Yoon Kim, co-a&e editor

It was health week in PE, and junior Isabella Delatorre’s sixth grade class was watching the movie Super Size Me. Immediately, she was filled with disgust. After watching the film, not only did she and her family quit eating McDonalds, Delatorre says, she also became more conscious of other areas of her health, by exercising and maintaining healthy habits.

Super Size Me is a documentary film that follows filmmaker Morgan Spurlock on his social experiment of eating solely McDonalds meals for a whole month. Delatorre says that the realistic visuals and relatability of the character would not have had been as impactful had she simply read a book or statistic with a similar message.

“I think [films] have impacts on people’s lives because people relate to the characters and they see themselves in the characters and what they’re doing,” Delatorre said. “If they see the choices they make and how they affect their lives, they start contemplating their own lives and their own choices more.”

Similar to Delatorre, sophomore Jordan Dahiya says that one particular movie has left a significant impact on her life. After watching The Blind Side, a film based on a true story about a homeless black teen named Michael Oher who is taken in by a foster family, Dahiya says that her own family was inspired to take part in a foster family program called Safe Families through their church.

“My parents were definitely moved by [The Blind Side] and it kind of just gave them further reason to decide to take part in [the Safe Families program],” Dahiya said. “We’ve had quite a few children stay with our family through that program, and it’s been a similar situation where we wanted to provide that same stability and support through our home, and I think that movie genuinely was one of the catalysts for that.”

According to Dahiya, watching the movie as a child left a special impact on her life due to her familial background. Dahiya says that because she, too, was adopted, the film struck her on an emotional level and shaped her idea of family.

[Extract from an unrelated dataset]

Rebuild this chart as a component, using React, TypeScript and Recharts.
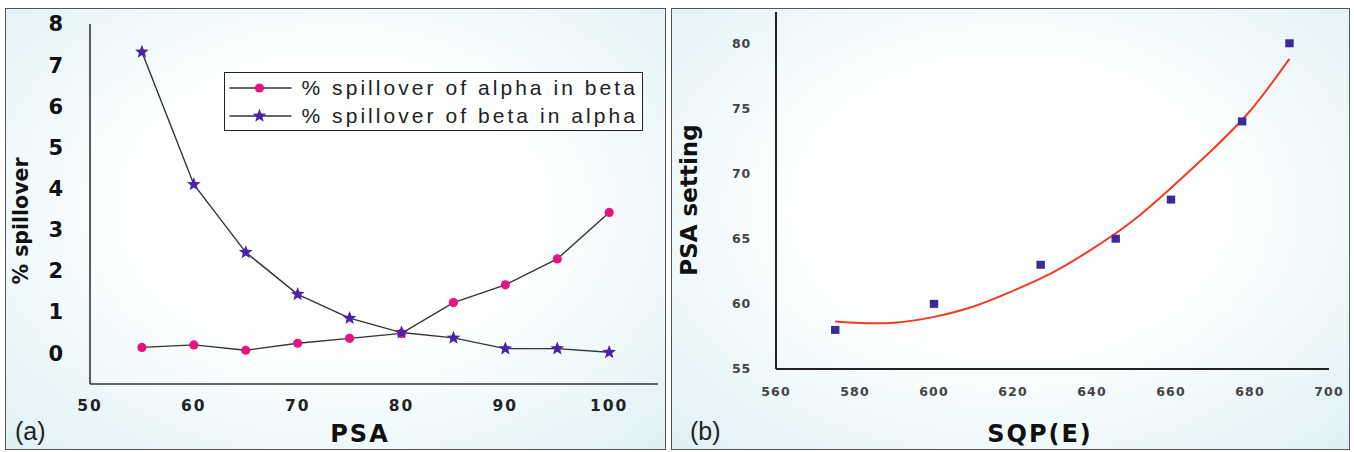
import React from 'react'
import { LineChart, Line, XAxis, YAxis, Legend, ComposedChart, Scatter } from 'recharts'

// panel (a): % spillover vs PSA
const PSA = [55, 60, 65, 70, 75, 80, 85, 90, 95, 100]
const ALPHA_IN_BETA = [0.14, 0.2, 0.07, 0.24, 0.36, 0.48, 1.23, 1.66, 2.29, 3.42]
const BETA_IN_ALPHA = [7.32, 4.1, 2.45, 1.43, 0.85, 0.5, 0.37, 0.11, 0.11, 0.02]
const PSA_TICKS = [50, 60, 70, 80, 90, 100]
const SPILL_TICKS = [0, 1, 2, 3, 4, 5, 6, 7, 8]
const SERIES_A = '% spillover of alpha in beta'
const SERIES_B = '% spillover of beta in alpha'

// panel (b): PSA setting vs SQP(E)
const SQP = [575, 600, 627, 646, 660, 678, 690]
const PSA_SETTING = [58, 60, 63, 65, 68, 74, 80]
const FIT_SQP = [575, 580, 590, 600, 610, 620, 630, 640, 650, 660, 670, 680, 690]
const FIT_PSA = [58.65, 58.55, 58.55, 59.0, 59.8, 61.0, 62.4, 64.2, 66.3, 68.9, 71.7, 74.8, 78.8]
const SQP_TICKS = [560, 580, 600, 620, 640, 660, 680, 700]
const SETTING_TICKS = [55, 60, 65, 70, 75, 80]

const PINK = '#e8137d'
const PURPLE = '#4b22a8'
const SQUARE = '#3b2a98'
const FIT_RED = '#f43a22'
const LINE = '#333'

const BOLD = '"DejaVu Sans", Verdana, sans-serif'
const PLAIN = '"Liberation Sans", Arial, sans-serif'

const spillData = PSA.map((p, i) => ({
  psa: p,
  alphaInBeta: ALPHA_IN_BETA[i],
  betaInAlpha: BETA_IN_ALPHA[i],
}))
const pointData = SQP.map((x, i) => ({ x, y: PSA_SETTING[i] }))
const fitData = FIT_SQP.map((x, i) => ({ x, y: FIT_PSA[i] }))

function PinkDot(props: any) {
  const { cx, cy } = props
  if (cx == null || cy == null) return null
  return <circle cx={cx} cy={cy} r={4.6} fill={PINK} />
}

function StarDot(props: any) {
  const { cx, cy } = props
  if (cx == null || cy == null) return null
  const pts: string[] = []
  for (let k = 0; k < 10; k++) {
    const r = k % 2 === 0 ? 7.2 : 3.1
    const a = -Math.PI / 2 + (k * Math.PI) / 5
    pts.push(`${cx + r * Math.cos(a)},${cy + r * Math.sin(a)}`)
  }
  return <polygon points={pts.join(' ')} fill={PURPLE} />
}

function SquareDot(props: any) {
  const { cx, cy } = props
  if (cx == null || cy == null) return null
  return <rect x={cx - 4.2} y={cy - 4} width={8.4} height={8} fill={SQUARE} />
}

function SpillLegend() {
  const rows = [
    { label: SERIES_A, Dot: PinkDot },
    { label: SERIES_B, Dot: StarDot },
  ]
  return (
    <div style={{
      width: 419, height: 59, border: '1.5px solid #222', boxSizing: 'border-box',
      background: '#fdfefe', paddingTop: 1,
    }}>
      {rows.map(({ label, Dot }) => (
        <div key={label} style={{ display: 'flex', alignItems: 'center', height: 28 }}>
          <svg width={70} height={28} style={{ display: 'block' }}>
            <line x1={4.5} x2={66.5} y1={14} y2={14} stroke={LINE} strokeWidth={1.4} />
            <Dot cx={34.5} cy={14} />
          </svg>
          <span style={{
            marginLeft: 6.5, fontFamily: PLAIN, fontSize: 21, letterSpacing: 3.05,
            color: '#222', whiteSpace: 'nowrap', lineHeight: '28px',
          }}>{label}</span>
        </div>
      ))}
    </div>
  )
}

const panelStyle = (left: number, width: number): React.CSSProperties => ({
  position: 'absolute', left, top: 8, width, height: 442, boxSizing: 'border-box',
  border: '1px solid #555',
  background: 'radial-gradient(ellipse 70% 75% at 50% 45%, #ffffff 40%, #eef8fa 75%, #e0f1f5 100%)',
})

export default function App() {
  return (
    <div style={{
      position: 'absolute', left: 0, top: 0, width: 1354, height: 452,
      background: '#ffffff', overflow: 'hidden',
    }}>
      <div style={panelStyle(5, 661)} />
      <div style={panelStyle(671, 679)} />

      <div style={{ position: 'absolute', left: 5, top: 8 }}>
        <LineChart width={661} height={442} data={spillData}
          margin={{ top: 16, right: 8, bottom: 36, left: 25 }}>
          <XAxis type="number" dataKey="psa" domain={[50, 104.7]} ticks={PSA_TICKS}
            height={30} tickLine={false} tickSize={0} tickMargin={16}
            axisLine={{ stroke: LINE, strokeWidth: 1.6 }}
            tick={{ fill: '#222', fontSize: 15.5, fontFamily: BOLD, fontWeight: 700, letterSpacing: 2 }} />
          <YAxis type="number" domain={[-0.75, 8]} ticks={SPILL_TICKS} width={60}
            tickLine={false} tickSize={0} tickMargin={27}
            axisLine={{ stroke: LINE, strokeWidth: 1.6 }}
            tick={{ fill: '#111', fontSize: 21, fontFamily: BOLD, fontWeight: 700 }} />
          <Legend layout="horizontal" verticalAlign="middle" align="center"
            wrapperStyle={{ left: 219, top: 64, width: 419, height: 59 }}
            content={() => <SpillLegend />} />
          <Line type="linear" dataKey="alphaInBeta" name={SERIES_A} stroke={LINE}
            strokeWidth={1.4} isAnimationActive={false}
            dot={(p: any) => <PinkDot key={`a-${p.index}`} {...p} />} activeDot={false} />
          <Line type="linear" dataKey="betaInAlpha" name={SERIES_B} stroke={LINE}
            strokeWidth={1.4} isAnimationActive={false}
            dot={(p: any) => <StarDot key={`b-${p.index}`} {...p} />} activeDot={false} />
        </LineChart>
      </div>

      <div style={{ position: 'absolute', left: 671, top: 8 }}>
        <ComposedChart width={679} height={442}
          margin={{ top: 4, right: 21, bottom: 51, left: 35 }}>
          <XAxis type="number" dataKey="x" domain={[560, 700]} ticks={SQP_TICKS}
            height={30} tickLine={false} tickSize={0} tickMargin={18}
            axisLine={{ stroke: '#222', strokeWidth: 2 }}
            tick={{ fill: '#444', fontSize: 12.5, fontFamily: BOLD, fontWeight: 700, letterSpacing: 1.2 }} />
          <YAxis type="number" dataKey="y" domain={[55, 82.4]} ticks={SETTING_TICKS} width={70}
            tickLine={false} tickSize={0} tickMargin={25}
            axisLine={{ stroke: '#222', strokeWidth: 2 }}
            tick={{ fill: '#444', fontSize: 12.5, fontFamily: BOLD, fontWeight: 700, letterSpacing: 0.8 }} />
          <Line data={fitData} type="natural" dataKey="y" stroke={FIT_RED} strokeWidth={2}
            dot={false} activeDot={false} isAnimationActive={false} />
          <Scatter data={pointData} dataKey="y" fill={SQUARE} shape={SquareDot}
            isAnimationActive={false} />
        </ComposedChart>
      </div>

      <svg width={1354} height={452} style={{ position: 'absolute', left: 0, top: 0, pointerEvents: 'none' }}>
        <text x={28} y={221} transform="rotate(-90 28 221)" textAnchor="middle"
          fontFamily={BOLD} fontWeight={700} fontSize={20.5} fill="#111">% spillover</text>
        <text x={360} y={442} textAnchor="middle" fontFamily={BOLD} fontWeight={700}
          fontSize={24} letterSpacing={2} fill="#111">PSA</text>
        <text x={15} y={440} fontFamily={PLAIN} fontSize={25} fill="#222">(a)</text>

        <text x={697} y={200} transform="rotate(-90 697 200)" textAnchor="middle"
          fontFamily={BOLD} fontWeight={700} fontSize={23} fill="#111">PSA setting</text>
        <text x={1040} y={442} textAnchor="middle" fontFamily={BOLD} fontWeight={700}
          fontSize={24} letterSpacing={2} fill="#111">SQP(E)</text>
        <text x={690} y={440} fontFamily={PLAIN} fontSize={25} fill="#222">(b)</text>
      </svg>
    </div>
  )
}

“As an adopted kid, there’s always kind of these ideas that are up in the air about ‘What does a family encapsulate if I’m not born into it, necessarily?’” Dahiya said. “So I think it kind of just gave me this parallel where someone is coming into a family from the outside but is just so accepted, and I think that really did form my idea of what a family is and what it means to be in a family. I think that’s what was so touching to my seven-year-old self.”

According to junior Logan Steenbergen, she grew up watching her parents’ ‘80s and ‘90s films, which spawned her continued love for watching movies. Steenbergen says that films are able to impact their viewers in such significant ways due to their natural ability to provide a sense of escape.

“I think people want to live a life that’s not their own, for a short period of time,” Steenbergen said. “You want something that you can daydream about when you’re sitting at your desk in school, [you] want to be distracted for just a little while. Movies have the ability to take you to worlds that might not even exist and tell stories that you never could have thought of in your wildest dreams, and I think that people are drawn to that.”

One important aspect of film is the varying impact of films on their audience, according to John Cowlin, Film Studies teacher. Cowlin says that he does not have a single answer as to which film has impacted him the most because films have affected him differently depending on his walks of life.

“It’s kind of like the book To Kill a Mockingbird,” Cowlin said. “As a kid, I wasn’t all that interested in it, [but] now as a father and I read back at it, instead of Scout being the entry point into the narrative for me, Atticus is.”

Cowlin says that what he enjoys about films is that the emotional and intellectual impacts that films have on their viewers can become real experiences. According to Cowlin, the first time he had witnessed this was when he watched the original Star Wars movie, which ultimately sparked his lasting love for films.

“The first movie I ever saw in a theater was the original Star Wars movie back in ‘78,” Cowlin said. “I was a little kid, I’d never seen a movie before [and all] I remember is the opening part and walking out of the theater, but I do remember this sense of euphoria, or a sense of wonder. I never have figured out how to put it into words, but it was this sense that it wasn’t just someone telling me a story, it’s that I had experienced a story.”